Exactly as written, retype the listing below, omitting the pictures.

* [INFORMATION SUPPLIED]
#####
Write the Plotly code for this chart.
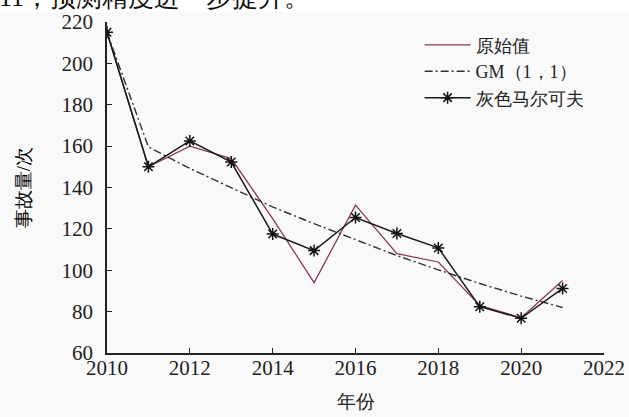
import plotly.graph_objects as go

# Accident counts per year: observed values and two forecast models
years = [2010, 2011, 2012, 2013, 2014, 2015, 2016, 2017, 2018, 2019, 2020, 2021]
original = [215, 150, 160, 154, 125, 94, 131.5, 108, 104, 83, 77, 95]
gm11 = [215, 159.6, 149.2, 139.8, 130.6, 122.5, 114.8, 107.1, 100.2, 93.6, 87.5, 82.0]
grey_markov = [215, 150, 162.5, 152.3, 117.5, 109.5, 125.5, 117.8, 110.8, 82.4, 76.8, 91.2]

x_ticks = [2010, 2012, 2014, 2016, 2018, 2020, 2022]
y_ticks = [60, 80, 100, 120, 140, 160, 180, 200, 220]

FONT = "Liberation Serif"
INK = "#222222"
BG = "#f9f9f9"

fig = go.Figure()
fig.add_trace(go.Scatter(
    x=years, y=original, name="原始值", mode="lines",
    line=dict(color="#8a3a4c", width=1.3),
))
fig.add_trace(go.Scatter(
    x=years, y=gm11, name="GM（1，1）", mode="lines",
    line=dict(color="#333333", width=1.4, dash="8px,3px,2px,3px"),
))
fig.add_trace(go.Scatter(
    x=years, y=grey_markov, name="灰色马尔可夫", mode="lines+markers",
    line=dict(color="#1a1a1a", width=1.5),
    marker=dict(symbol="asterisk-open", size=10, color="#111111",
                line=dict(color="#111111", width=1.5)),
))

fig.update_layout(
    width=629, height=417,
    margin=dict(l=107, r=25, t=22, b=64, pad=0, autoexpand=False),
    paper_bgcolor=BG, plot_bgcolor=BG,
    font=dict(family=FONT, size=21, color=INK),
    showlegend=True,
    legend=dict(
        x=0.629, y=0.986, xanchor="left", yanchor="top",
        bgcolor="rgba(0,0,0,0)", borderwidth=0,
        font=dict(family=FONT, size=18, color=INK),
        tracegroupgap=0, itemwidth=46,
    ),
    xaxis=dict(
        range=[2010, 2022], tickmode="array", tickvals=x_ticks,
        ticktext=[str(v) for v in x_ticks],
        tickfont=dict(family=FONT, size=21, color=INK),
        showgrid=False, zeroline=False, automargin=False,
        showline=True, linecolor=INK, linewidth=1.5,
        ticks="inside", ticklen=5, tickwidth=1.3, tickcolor=INK,
        ticklabelstandoff=-5,
        title=dict(text="年份", font=dict(family=FONT, size=19, color=INK),
                   standoff=16),
    ),
    yaxis=dict(
        range=[60, 220], tickmode="array", tickvals=y_ticks,
        ticktext=[str(v) for v in y_ticks],
        tickfont=dict(family=FONT, size=21, color=INK),
        showgrid=False, zeroline=False, automargin=False,
        showline=True, linecolor=INK, linewidth=1.5,
        ticks="inside", ticklen=5, tickwidth=1.3, tickcolor=INK,
        ticklabelstandoff=8,
        title=dict(text="事故量/次", font=dict(family=FONT, size=19, color="#000000"),
                   standoff=26),
    ),
)

# White strip carrying the tail of the preceding sentence at the very top
fig.add_shape(type="rect", xref="paper", yref="paper",
              x0=-1, x1=2, y0=1.0 + 10 / 331, y1=1.2,
              fillcolor="white", line=dict(width=0), layer="below")
fig.add_annotation(
    text="11，预测精度进一步提升。", xref="paper", yref="paper",
    x=-110 / 497, y=1.0 + 25 / 331, xanchor="left", yanchor="middle",
    showarrow=False, font=dict(family=FONT, size=26, color="#111111"),
)

fig.write_html("out.html")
#####
* [ANSWER TO THIS PROBLEM]
Write the Plotly code for this chart.
import plotly.graph_objects as go

# Accident counts per year: observed values and two forecast models
years = [2010, 2011, 2012, 2013, 2014, 2015, 2016, 2017, 2018, 2019, 2020, 2021]
original = [215, 150, 160, 154, 125, 94, 131.5, 108, 104, 83, 77, 95]
gm11 = [215, 159.6, 149.2, 139.8, 130.6, 122.5, 114.8, 107.1, 100.2, 93.6, 87.5, 82.0]
grey_markov = [215, 150, 162.5, 152.3, 117.5, 109.5, 125.5, 117.8, 110.8, 82.4, 76.8, 91.2]

x_ticks = [2010, 2012, 2014, 2016, 2018, 2020, 2022]
y_ticks = [60, 80, 100, 120, 140, 160, 180, 200, 220]

FONT = "Liberation Serif"
INK = "#222222"
BG = "#f9f9f9"

fig = go.Figure()
fig.add_trace(go.Scatter(
    x=years, y=original, name="原始值", mode="lines",
    line=dict(color="#8a3a4c", width=1.3),
))
fig.add_trace(go.Scatter(
    x=years, y=gm11, name="GM（1，1）", mode="lines",
    line=dict(color="#333333", width=1.4, dash="8px,3px,2px,3px"),
))
fig.add_trace(go.Scatter(
    x=years, y=grey_markov, name="灰色马尔可夫", mode="lines+markers",
    line=dict(color="#1a1a1a", width=1.5),
    marker=dict(symbol="asterisk-open", size=10, color="#111111",
                line=dict(color="#111111", width=1.5)),
))

fig.update_layout(
    width=629, height=417,
    margin=dict(l=107, r=25, t=22, b=64, pad=0, autoexpand=False),
    paper_bgcolor=BG, plot_bgcolor=BG,
    font=dict(family=FONT, size=21, color=INK),
    showlegend=True,
    legend=dict(
        x=0.629, y=0.986, xanchor="left", yanchor="top",
        bgcolor="rgba(0,0,0,0)", borderwidth=0,
        font=dict(family=FONT, size=18, color=INK),
        tracegroupgap=0, itemwidth=46,
    ),
    xaxis=dict(
        range=[2010, 2022], tickmode="array", tickvals=x_ticks,
        ticktext=[str(v) for v in x_ticks],
        tickfont=dict(family=FONT, size=21, color=INK),
        showgrid=False, zeroline=False, automargin=False,
        showline=True, linecolor=INK, linewidth=1.5,
        ticks="inside", ticklen=5, tickwidth=1.3, tickcolor=INK,
        ticklabelstandoff=-5,
        title=dict(text="年份", font=dict(family=FONT, size=19, color=INK),
                   standoff=16),
    ),
    yaxis=dict(
        range=[60, 220], tickmode="array", tickvals=y_ticks,
        ticktext=[str(v) for v in y_ticks],
        tickfont=dict(family=FONT, size=21, color=INK),
        showgrid=False, zeroline=False, automargin=False,
        showline=True, linecolor=INK, linewidth=1.5,
        ticks="inside", ticklen=5, tickwidth=1.3, tickcolor=INK,
        ticklabelstandoff=8,
        title=dict(text="事故量/次", font=dict(family=FONT, size=19, color="#000000"),
                   standoff=26),
    ),
)

# White strip carrying the tail of the preceding sentence at the very top
fig.add_shape(type="rect", xref="paper", yref="paper",
              x0=-1, x1=2, y0=1.0 + 10 / 331, y1=1.2,
              fillcolor="white", line=dict(width=0), layer="below")
fig.add_annotation(
    text="11，预测精度进一步提升。", xref="paper", yref="paper",
    x=-110 / 497, y=1.0 + 25 / 331, xanchor="left", yanchor="middle",
    showarrow=False, font=dict(family=FONT, size=26, color="#111111"),
)

fig.write_html("out.html")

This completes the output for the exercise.